You’re in your fifties, you’ve reached middle age; what next?
It is a significant moment when you reach your fifties as a woman.
So, you’re in your fifties now what?
A heady mix of menopause, hormonal teenagers and husbands who also feel that life is at a turning point.
There’s a lot to juggle as a middle-aged woman.
Think back to your teenage years; it feels like a lifetime ago.
Fifty-something happens to other people, not you.
In children’s eyes, 21 is old; 30, how old? 40 absolutely ancient, and 50 positively decrepit.
Described by Wikipedia as the period beyond young adulthood but before the onset of old age.
And while experts dispute the exact age range, predominantly 45 – 65 years, there can be no disputing that middle-age marks a gradual decline in physical and cognitive changes for women.
A lack of confidence, energy and ambition thwarts our daily progress, and with menopause, it’s no wonder we are depicted as moody, tired and downright miserable.
You lack confidence, and your ambition is thwarted in favour of an early night and a cup of Horlicks.
While all of the above sounds like a death toll, never has there been a more exciting time for a fifty-plus woman in the 21st century.
Women are empowered; we vote, and we also lead.
We are heading up boardrooms; as of 2021, women hold 393 directorships across FTSE 100 boards and 688 across FTSE 250 boards, and while the glass ceiling is at striking distance, organisations have some way to go to achieve gender diversity and inclusion.
But we are getting there, albeit slowly.
Middle age isn’t all about work. Many factors dictate the success of the quinquagenarian decade.
For a start, women don’t fear falling pregnant as their reproductive years are behind, and sex with your partner can be fun and liberating if you’re not exhausted by menopause and the other tiresome niggles that accompany it.

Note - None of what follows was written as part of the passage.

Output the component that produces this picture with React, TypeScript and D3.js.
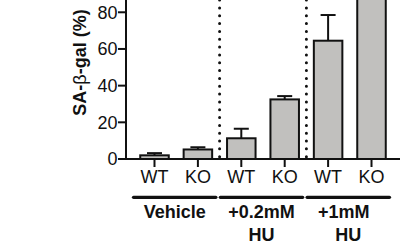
import * as d3 from "d3"

const categories = ["WT", "KO", "WT ", "KO ", "WT  ", "KO  "]
const tickLabels = ["WT", "KO", "WT", "KO", "WT", "KO"]
const means = [2.0, 5.2, 11.3, 32.5, 64.5, 95]
const errors = [1.2, 1.2, 5.2, 1.8, 14, 5]
const groupLabels = [["Vehicle"], ["+0.2mM", "HU"], ["+1mM", "HU"]]
const yTicks = [0, 20, 40, 60, 80]

const W = 412
const H = 247
const font = "'Liberation Sans', Arial, Helvetica, sans-serif"

export default function App() {
  const x0 = 126
  const x1 = 400
  const y0 = 159

  const x = d3
    .scaleBand<string>()
    .domain(categories)
    .range([x0, x1])
    .paddingInner(0.343)
    .paddingOuter(0.328)

  const y = d3.scaleLinear().domain([0, 100]).range([y0, y0 - 183.4])

  const cx = (i: number) => (x(categories[i]) || 0) + x.bandwidth() / 2
  const dividers = [(cx(1) + cx(2)) / 2, (cx(3) + cx(4)) / 2]

  return (
    <svg
      width={W}
      height={H}
      style={{ position: "absolute", left: 0, top: 0, background: "#fff" }}
      fontFamily={font}
    >
      <defs>
        <clipPath id="plot">
          <rect x={x0} y={0} width={x1 - x0} height={y0} />
        </clipPath>
      </defs>

      {/* bars + error bars */}
      <g clipPath="url(#plot)">
        {means.map((m, i) => {
          const c = cx(i)
          return (
            <g key={i}>
              <line x1={c} x2={c} y1={y(m)} y2={y(m + errors[i])} stroke="#111" strokeWidth={2} />
              <line x1={c - 7.5} x2={c + 7.5} y1={y(m + errors[i])} y2={y(m + errors[i])} stroke="#111" strokeWidth={2} />
              <rect
                x={x(categories[i])}
                y={y(m)}
                width={x.bandwidth()}
                height={y0 - y(m)}
                fill="#c1c0be"
                stroke="#111"
                strokeWidth={2}
              />
            </g>
          )
        })}
      </g>

      {/* dotted dividers */}
      {dividers.map((d, i) => (
        <line
          key={i}
          x1={d}
          x2={d}
          y1={156.7}
          y2={-2}
          stroke="#111"
          strokeWidth={3}
          strokeLinecap="round"
          strokeDasharray="0 7.83"
        />
      ))}

      {/* y axis */}
      <line x1={x0} x2={x0} y1={y0 + 1} y2={0} stroke="#111" strokeWidth={2} />
      {yTicks.map((t) => (
        <g key={t}>
          <line x1={x0 - 8} x2={x0} y1={y(t)} y2={y(t)} stroke="#111" strokeWidth={2} />
          <text x={x0 - 8.5} y={y(t)} dy="0.36em" textAnchor="end" fontSize={18} fill="#111">
            {t}
          </text>
        </g>
      ))}
      <text
        transform="rotate(-90)"
        x={-62.5}
        y={85.5}
        textAnchor="middle"
        fontSize={18}
        fontWeight="bold"
        fill="#111"
      >
        SA-<tspan fontWeight="normal">β</tspan>-gal (%)
      </text>

      {/* x axis */}
      <line x1={x0 - 1} x2={x1} y1={y0} y2={y0} stroke="#111" strokeWidth={2} />
      {categories.map((c, i) => (
        <g key={c}>
          <line x1={cx(i)} x2={cx(i)} y1={y0} y2={y0 + 8} stroke="#111" strokeWidth={2} />
          <text x={cx(i)} y={183.3} textAnchor="middle" fontSize={18} fill="#111">
            {tickLabels[i]}
          </text>
        </g>
      ))}

      {/* group brackets */}
      {groupLabels.map((lines, g) => {
        const a = cx(g * 2) - 21
        const b = cx(g * 2 + 1) + 18
        const mid = (a + b) / 2
        return (
          <g key={g}>
            <line x1={a} x2={b} y1={197.3} y2={197.3} stroke="#111" strokeWidth={3.2} strokeLinecap="round" />
            {lines.map((t, k) => (
              <text
                key={k}
                x={mid}
                dx={g === 2 && k === 0 ? -4.5 : 0}
                y={218.3 + k * 22.4}
                textAnchor="middle"
                fontSize={18}
                fontWeight="bold"
                fill="#111"
              >
                {t}
              </text>
            ))}
          </g>
        )
      })}
    </svg>
  )
}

But, it does have its downside.
Child-rearing, work, and menopause have blurred how we see ourselves.
I was audacious in my twenties and thirties. Now in my fifties, my spark has all but been extinguished.
I call it comparison disorder, spending too much time comparing my life to others thinking, have I really missed out?
Whether an update on social media, a friend or a colleague that you admire and want to emulate.
Social Media serves up an unhealthy dose of unhappiness and inadequacy and makes us feel insubstantial and less attractive.
Social media did not exist in my teens, and we’ve learned that the social media jungle has teeth and a lot of them.
Beauty products, celebrities, young and fabulously wealthy people are frequent reminders of ageing.
A combination of jealousy and resentment adds to feelings of inadequacy.
We belittle ourselves and our lives because we feel we aren’t good enough.
Menopause is partly accountable for this erosion of self-confidence.
My friends and female acquaintances of a similar age endorse my point of view.
In my experience, middle age is tinged with some regrets and a sprinkle of wishful thinking.
Is it a milestone worthy of celebration?
Or an anxiety-induced decade fuelled by flagging confidence and bosoms.
A decade of transition, both physical, mental, and emotional.
While these changes are natural, it is a stressful time.
The reflection that stares back at you reminds you of the woman you once were.
Changing your mindset requires self-belief and a positive attitude.
The change affects the best of us, and it is a challenge to view the future with hope and optimism when anxiety leaves you fretful and exhausted.
With a racing heart, hot flushes that can melt the ice cap; laughing causes your pelvic floor muscles to fail when you need them the most.
What is there to look forward to other than the end of menopause and more wrinkles?
While there is no easy answer, the key lies within us; having clarity and vision on the remainder of the lives we want to create as we enter old age.
In defence of middle age, it is a time to evaluate what is important, take stock and make changes.
Women are on the threshold of greatness, and how we view the landscape determines how we navigate middle age.
Without these experiences and menopause, we would not be the beautiful women we are today, which is worth celebrating.